[What you need to do]: Give a verbatim copy of the lines below, minus the pictures.

[Data]:
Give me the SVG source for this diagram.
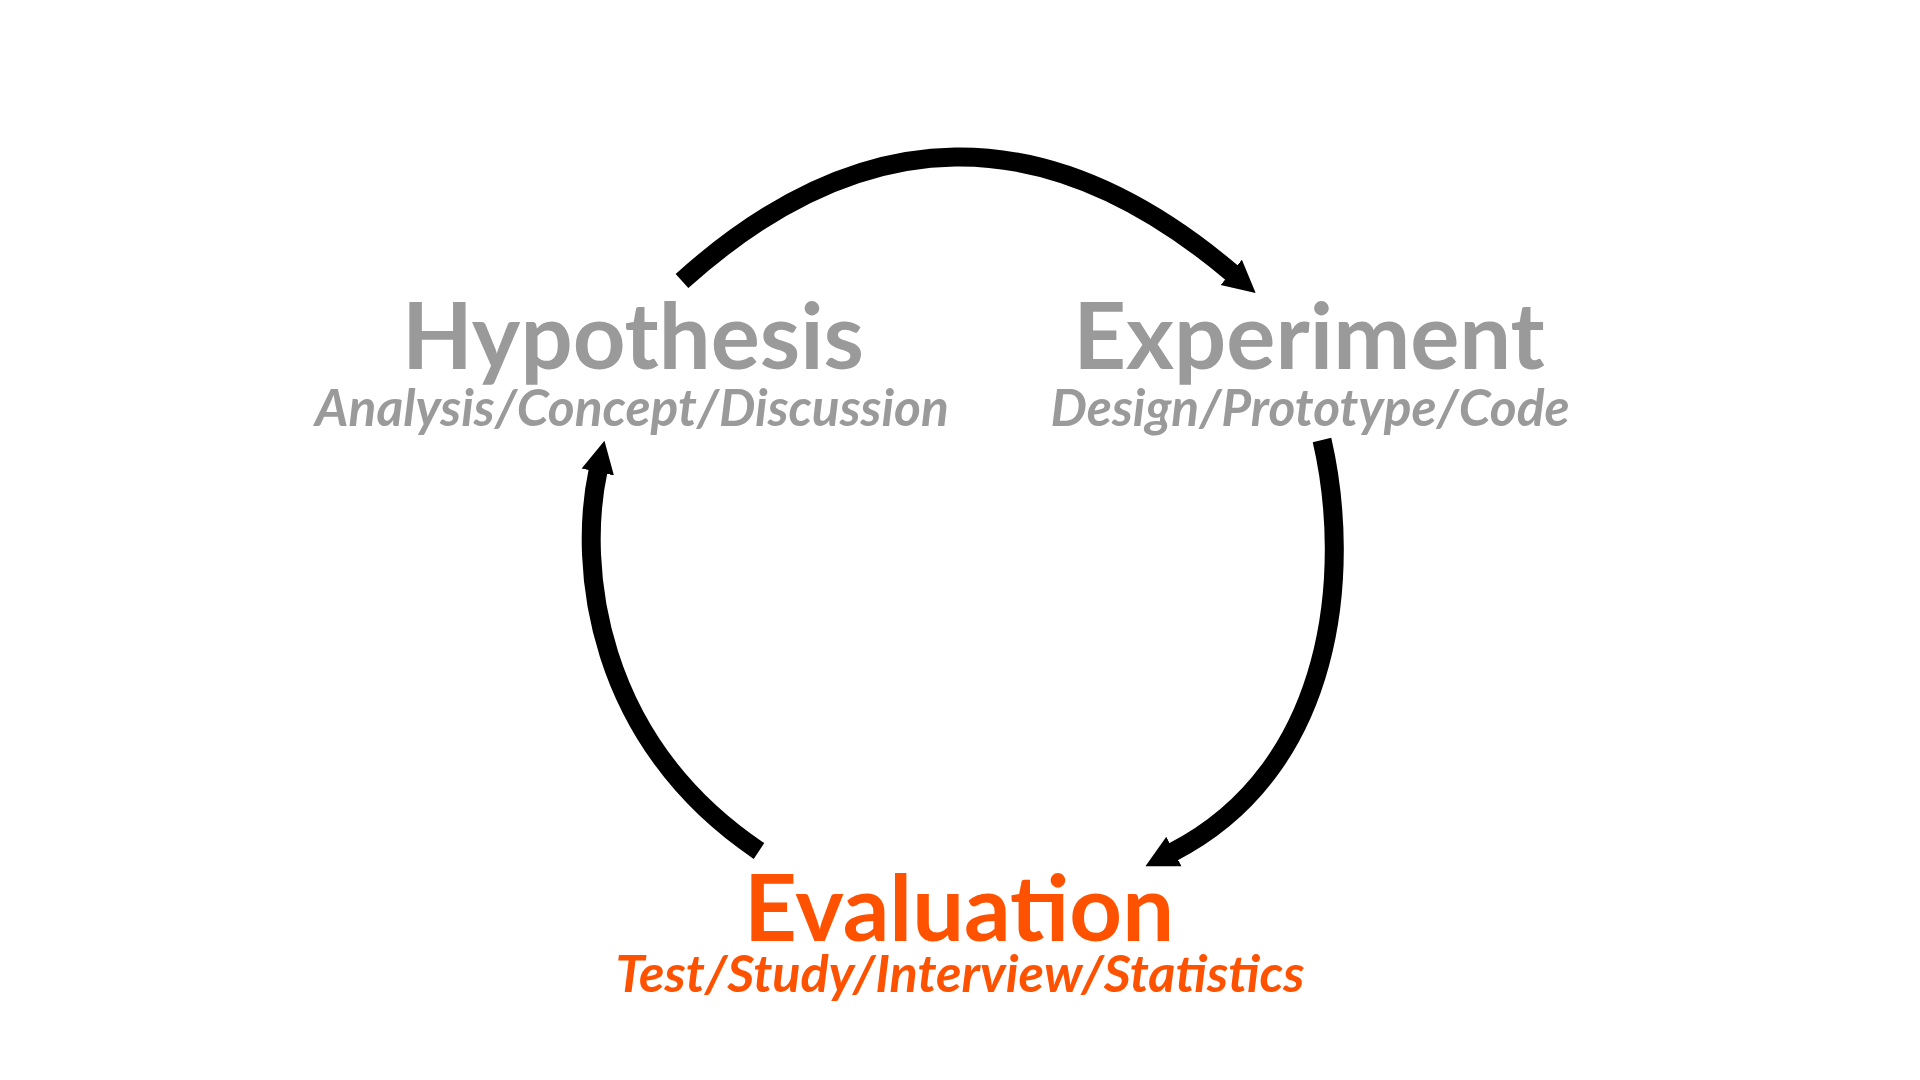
<svg xmlns="http://www.w3.org/2000/svg" width="1920" height="1080" viewBox="0 0 1920 1080">
<defs>
<style>
.title{font-family:Lato,"Liberation Sans",sans-serif;font-weight:700;font-size:92px;text-anchor:middle}
.sub{font-family:Lato,"Liberation Sans",sans-serif;font-weight:700;font-style:italic;font-size:51.5px;text-anchor:middle}
.gray{fill:#999a99}
.orange{fill:#ff5200}
.conn{fill:none;stroke:#000;stroke-width:19;marker-end:url(#ah)}
</style>
<marker id="ah" markerUnits="userSpaceOnUse" markerWidth="44" markerHeight="44" viewBox="0 -22 44 44" refX="1" refY="0" orient="auto">
<path d="M0,-16.5 L32,0 L0,16.5 Z" fill="#000"/>
</marker>
</defs>
<rect width="1920" height="1080" fill="#fff"/>
<g id="connectors">
<path class="conn" d="M682,281 Q953,37 1232,273"/>
<path class="conn" d="M1322,440 C1352,570 1336,768 1173,852"/>
<path class="conn" d="M759,851 C594,740 578,565 598,471"/>
</g>
<g id="hypothesis">
<text class="title gray" x="633" y="369">Hypothesis</text>
<text class="sub gray" x="632" y="426">Analysis/Concept/Discussion</text>
</g>
<g id="experiment">
<text class="title gray" x="1309" y="369">Experiment</text>
<text class="sub gray" x="1310" y="426">Design/Prototype/Code</text>
</g>
<g id="evaluation">
<text class="title orange" x="959" y="941">Evaluation</text>
<text class="sub orange" x="960" y="992" style="font-size:52.3px">Test/Study/Interview/Statistics</text>
</g>
</svg>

[The answer]:
Give me the SVG source for this diagram.
<svg xmlns="http://www.w3.org/2000/svg" width="1920" height="1080" viewBox="0 0 1920 1080">
<defs>
<style>
.title{font-family:Lato,"Liberation Sans",sans-serif;font-weight:700;font-size:92px;text-anchor:middle}
.sub{font-family:Lato,"Liberation Sans",sans-serif;font-weight:700;font-style:italic;font-size:51.5px;text-anchor:middle}
.gray{fill:#999a99}
.orange{fill:#ff5200}
.conn{fill:none;stroke:#000;stroke-width:19;marker-end:url(#ah)}
</style>
<marker id="ah" markerUnits="userSpaceOnUse" markerWidth="44" markerHeight="44" viewBox="0 -22 44 44" refX="1" refY="0" orient="auto">
<path d="M0,-16.5 L32,0 L0,16.5 Z" fill="#000"/>
</marker>
</defs>
<rect width="1920" height="1080" fill="#fff"/>
<g id="connectors">
<path class="conn" d="M682,281 Q953,37 1232,273"/>
<path class="conn" d="M1322,440 C1352,570 1336,768 1173,852"/>
<path class="conn" d="M759,851 C594,740 578,565 598,471"/>
</g>
<g id="hypothesis">
<text class="title gray" x="633" y="369">Hypothesis</text>
<text class="sub gray" x="632" y="426">Analysis/Concept/Discussion</text>
</g>
<g id="experiment">
<text class="title gray" x="1309" y="369">Experiment</text>
<text class="sub gray" x="1310" y="426">Design/Prototype/Code</text>
</g>
<g id="evaluation">
<text class="title orange" x="959" y="941">Evaluation</text>
<text class="sub orange" x="960" y="992" style="font-size:52.3px">Test/Study/Interview/Statistics</text>
</g>
</svg>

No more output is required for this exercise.